Steve Hillard, CEO of Council Tree, who led efforts to get the committee to pass a resolution, told the committee Martin has by most accounts changed course on DE restrictions, backing away from the lower threshold. “That appears to be an idea that is not currently under consideration by the Commission,” Hillard said. “It now appears that the current dialog within the Commission is centering on a more modest program… Under consideration is something that would simply, if you will, punt on the basic question of restrictions on even the largest carriers.” The only consensus appears to be on the need for a further inquiry, he said.

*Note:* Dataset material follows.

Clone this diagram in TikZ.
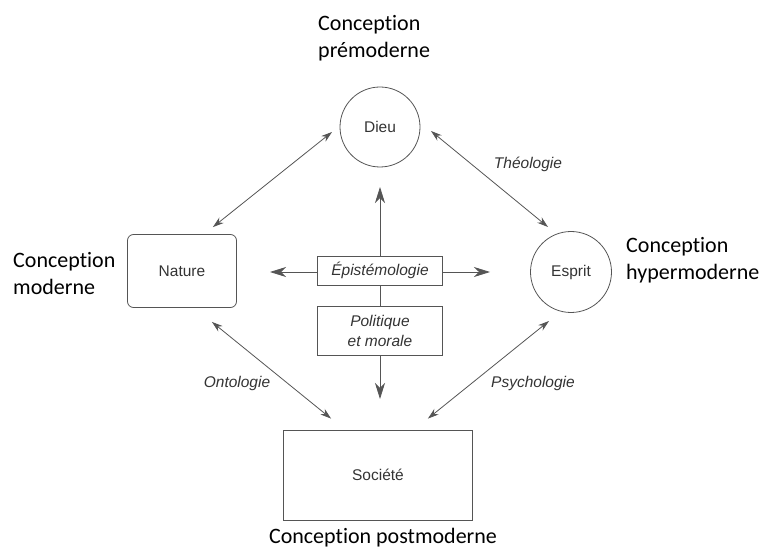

Hillard said that instead of restrictions on DE-carrier partnerships, the FCC is more likely to approve a rulemaking that would “more definitively refine reforms” for the DE program for future auctions and would reinforce existing rules on audits in the DE program as well as penalties for rule violations.
With short forms applications due May 10 and the auction set to start June 29, the FCC has run out of time to approve major reforms to the DE program before the AWS auction, Hillard said. “Time has become an important pragmatic aspect of the problem,” he said.